The normal algorithm takes a color-wheel you sample it at equal angles. If you need N colors, you sample it at 360/N and you get a few good colors. This is really only a good solution to up ~12 or so. And there are TONS of colors that get ignored once you go passed that, while getting more and more shades of the same.
The problem is that the color wheel is only one path through the color space and so points equidistant on the color-wheel are still confined to a narrow part of the fuller color space.
Isn't it also a factor which order you set up the colors?
Like if you use Dillie-Os idea you need to mix the colors as much as possible. 0 64 128 256 is from one to the next. but 0 256 64 128 in a wheel would be more "apart"
Does this make sense?
I'm accepting nlucaroni's answer with two additional questions (that I'll ask as separate questions)
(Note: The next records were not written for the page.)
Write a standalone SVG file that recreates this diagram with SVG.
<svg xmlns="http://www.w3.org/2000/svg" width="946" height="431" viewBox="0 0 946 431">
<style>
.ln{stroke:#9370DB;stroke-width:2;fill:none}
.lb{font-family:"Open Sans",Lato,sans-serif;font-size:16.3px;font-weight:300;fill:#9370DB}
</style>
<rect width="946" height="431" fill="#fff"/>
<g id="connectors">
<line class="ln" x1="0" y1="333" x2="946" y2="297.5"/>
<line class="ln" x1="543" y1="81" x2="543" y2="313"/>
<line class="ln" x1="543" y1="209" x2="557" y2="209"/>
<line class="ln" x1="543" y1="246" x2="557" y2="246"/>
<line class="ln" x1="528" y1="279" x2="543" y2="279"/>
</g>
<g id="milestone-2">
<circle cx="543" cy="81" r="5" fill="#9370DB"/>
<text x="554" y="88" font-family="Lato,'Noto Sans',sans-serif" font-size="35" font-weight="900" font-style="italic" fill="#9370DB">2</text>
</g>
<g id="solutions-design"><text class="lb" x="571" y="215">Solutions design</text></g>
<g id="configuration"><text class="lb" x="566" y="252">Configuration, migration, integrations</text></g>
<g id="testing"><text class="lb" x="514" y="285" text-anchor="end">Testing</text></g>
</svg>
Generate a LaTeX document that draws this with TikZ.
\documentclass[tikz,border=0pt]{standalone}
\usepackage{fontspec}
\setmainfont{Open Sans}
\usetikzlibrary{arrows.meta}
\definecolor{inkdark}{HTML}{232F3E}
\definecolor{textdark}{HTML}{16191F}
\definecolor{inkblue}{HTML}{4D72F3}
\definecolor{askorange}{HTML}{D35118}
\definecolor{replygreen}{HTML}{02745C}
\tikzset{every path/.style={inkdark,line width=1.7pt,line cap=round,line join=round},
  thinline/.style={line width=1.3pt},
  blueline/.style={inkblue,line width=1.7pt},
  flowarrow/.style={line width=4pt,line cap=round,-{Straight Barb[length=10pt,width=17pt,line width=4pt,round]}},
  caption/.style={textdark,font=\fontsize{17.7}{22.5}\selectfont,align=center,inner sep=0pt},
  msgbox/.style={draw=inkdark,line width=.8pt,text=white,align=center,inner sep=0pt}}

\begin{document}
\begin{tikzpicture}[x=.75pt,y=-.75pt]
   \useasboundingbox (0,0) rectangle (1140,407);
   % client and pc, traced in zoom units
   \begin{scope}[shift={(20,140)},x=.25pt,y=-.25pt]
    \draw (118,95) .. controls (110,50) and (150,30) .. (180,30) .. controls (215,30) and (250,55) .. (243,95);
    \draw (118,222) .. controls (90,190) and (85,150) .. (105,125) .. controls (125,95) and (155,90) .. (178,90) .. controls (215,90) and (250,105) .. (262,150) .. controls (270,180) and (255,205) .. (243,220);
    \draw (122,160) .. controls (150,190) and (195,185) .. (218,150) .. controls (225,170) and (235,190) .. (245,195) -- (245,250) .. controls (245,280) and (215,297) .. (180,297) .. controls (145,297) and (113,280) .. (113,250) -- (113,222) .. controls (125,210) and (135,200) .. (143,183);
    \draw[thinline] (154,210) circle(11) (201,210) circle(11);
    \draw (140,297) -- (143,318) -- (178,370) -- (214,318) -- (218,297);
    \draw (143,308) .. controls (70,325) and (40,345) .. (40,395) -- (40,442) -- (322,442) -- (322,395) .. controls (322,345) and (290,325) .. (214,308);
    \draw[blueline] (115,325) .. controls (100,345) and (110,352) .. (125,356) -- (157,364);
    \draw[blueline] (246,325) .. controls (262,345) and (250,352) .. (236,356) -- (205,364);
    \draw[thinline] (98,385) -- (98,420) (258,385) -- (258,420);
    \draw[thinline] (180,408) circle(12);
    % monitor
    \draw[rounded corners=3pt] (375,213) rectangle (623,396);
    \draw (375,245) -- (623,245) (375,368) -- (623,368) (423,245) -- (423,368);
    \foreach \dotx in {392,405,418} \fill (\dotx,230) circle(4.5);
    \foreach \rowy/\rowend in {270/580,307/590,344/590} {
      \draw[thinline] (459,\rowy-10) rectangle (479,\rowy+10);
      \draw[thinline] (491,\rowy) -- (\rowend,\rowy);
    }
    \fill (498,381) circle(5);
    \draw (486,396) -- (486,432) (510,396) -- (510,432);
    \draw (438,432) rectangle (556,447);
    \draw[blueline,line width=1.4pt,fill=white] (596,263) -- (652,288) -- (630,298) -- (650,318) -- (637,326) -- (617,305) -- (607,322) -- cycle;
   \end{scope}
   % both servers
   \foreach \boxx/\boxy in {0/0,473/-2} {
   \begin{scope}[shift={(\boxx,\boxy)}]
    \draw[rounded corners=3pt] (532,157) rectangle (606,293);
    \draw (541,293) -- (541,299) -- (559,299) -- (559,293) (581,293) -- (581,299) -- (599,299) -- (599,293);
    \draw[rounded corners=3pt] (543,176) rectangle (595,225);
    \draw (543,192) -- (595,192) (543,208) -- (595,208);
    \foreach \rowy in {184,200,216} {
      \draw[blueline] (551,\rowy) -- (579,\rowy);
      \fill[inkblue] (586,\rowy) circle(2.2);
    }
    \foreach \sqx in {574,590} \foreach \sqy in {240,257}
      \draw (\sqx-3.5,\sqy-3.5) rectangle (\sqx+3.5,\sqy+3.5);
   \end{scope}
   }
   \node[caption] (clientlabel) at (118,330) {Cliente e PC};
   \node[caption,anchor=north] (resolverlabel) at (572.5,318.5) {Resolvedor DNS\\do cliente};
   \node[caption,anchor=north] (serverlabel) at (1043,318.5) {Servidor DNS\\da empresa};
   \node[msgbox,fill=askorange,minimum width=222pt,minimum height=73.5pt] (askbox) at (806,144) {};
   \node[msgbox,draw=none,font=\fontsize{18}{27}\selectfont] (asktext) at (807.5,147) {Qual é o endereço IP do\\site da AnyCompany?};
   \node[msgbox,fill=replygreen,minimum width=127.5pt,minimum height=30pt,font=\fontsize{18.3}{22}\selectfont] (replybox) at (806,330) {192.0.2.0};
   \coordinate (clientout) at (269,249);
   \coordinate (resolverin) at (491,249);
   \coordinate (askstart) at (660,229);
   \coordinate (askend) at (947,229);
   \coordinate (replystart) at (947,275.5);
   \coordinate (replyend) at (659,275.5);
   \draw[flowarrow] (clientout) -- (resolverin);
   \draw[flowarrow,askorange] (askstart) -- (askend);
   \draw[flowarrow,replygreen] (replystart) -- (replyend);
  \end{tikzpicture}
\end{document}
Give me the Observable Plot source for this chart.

First, is RGB the best color space?
Once you've generated N maximally separated vectors how do you sort them such that the first M are also relatively distinct.
It would be best to find colors maximally distant in a "perceptually uniform" colorspace, e.g. CIELAB (using Euclidean distance between L*, a*, b* coordinates as your distance metric) and then converting to the colorspace of your choice. Perceptually uniformity comes from tweaking the colorspace to approximate the non-linearities in the human visual system.
Some related resources:
ColorBrewer - Sets of colours designed to be maximally distinguishable for use on maps.
Escaping RGBland: Selecting Colors for Statistical Graphics - A technical report describing a set of algorithms for generating good (i.e. maximally distinguishable) colour sets in the hcl colour space.
Here is some code to allocate RGB colors evenly around a HSL color wheel of specified luminosity.
class cColorPicker
{
public:
void Pick( vector<DWORD>&v_picked_cols, int count, int bright = 50 );
private:
DWORD HSL2RGB( int h, int s, int v );
unsigned char ToRGB1(float rm1, float rm2, float rh);
};
/**
Evenly allocate RGB colors around HSL color wheel
@param[out] v_picked_cols a vector of colors in RGB format
@param[in] count number of colors required
@param[in] bright 0 is all black, 100 is all white, defaults to 50
based on Fig 3 of http://epub.wu-wien.ac.at/dyn/virlib/wp/eng/mediate/epub-wu-01_c87.pdf?ID=epub-wu-01_c87
*/
void cColorPicker::Pick( vector<DWORD>&v_picked_cols, int count, int bright )
{
v_picked_cols.clear();
for( int k_hue = 0; k_hue < 360; k_hue += 360/count )
v_picked_cols.push_back( HSV2RGB( k_hue, 100, bright ) );
}
/**
Convert HSL to RGB
based on http://www.codeguru.com/code/legacy/gdi/colorapp_src.zip
*/
DWORD cColorPicker::HSL2RGB( int h, int s, int l )
{
DWORD ret = 0;
unsigned char r,g,b;
float saturation = s / 100.0f;
float luminance = l / 100.f;
float hue = (float)h;
if (saturation == 0.0)
{
r = g = b = unsigned char(luminance * 255.0);
}
else
{
float rm1, rm2;
if (luminance <= 0.5f) rm2 = luminance + luminance * saturation;
else rm2 = luminance + saturation - luminance * saturation;
rm1 = 2.0f * luminance - rm2;
r = ToRGB1(rm1, rm2, hue + 120.0f);
g = ToRGB1(rm1, rm2, hue);
b = ToRGB1(rm1, rm2, hue - 120.0f);
}
ret = ((DWORD)(((BYTE)(r)|((WORD)((BYTE)(g))<<8))|(((DWORD)(BYTE)(b))<<16)));
return ret;
}
unsigned char cColorPicker::ToRGB1(float rm1, float rm2, float rh)
{
if (rh > 360.0f) rh -= 360.0f;
else if (rh < 0.0f) rh += 360.0f;
if (rh < 60.0f) rm1 = rm1 + (rm2 - rm1) * rh / 60.0f;
else if (rh < 180.0f) rm1 = rm2;
else if (rh < 240.0f) rm1 = rm1 + (rm2 - rm1) * (240.0f - rh) / 60.0f;
return static_cast<unsigned char>(rm1 * 255);
}
int _tmain(int argc, _TCHAR* argv[])
{
vector<DWORD> myCols;
cColorPicker colpick;
colpick.Pick( myCols, 20 );
for( int k = 0; k < (int)myCols.size(); k++ )
printf("%d: %d %d %d\n", k+1,
( myCols[k] & 0xFF0000 ) >>16,
( myCols[k] & 0xFF00 ) >>8,
( myCols[k] & 0xFF ) );
return 0;
}
Last I checked JFreeChart has this precise algorithm and as it is open source you can check out what it does. I do know that the colors I get do not seem to be randomly spaced along some circle or sphere, but rather chosen more specifically.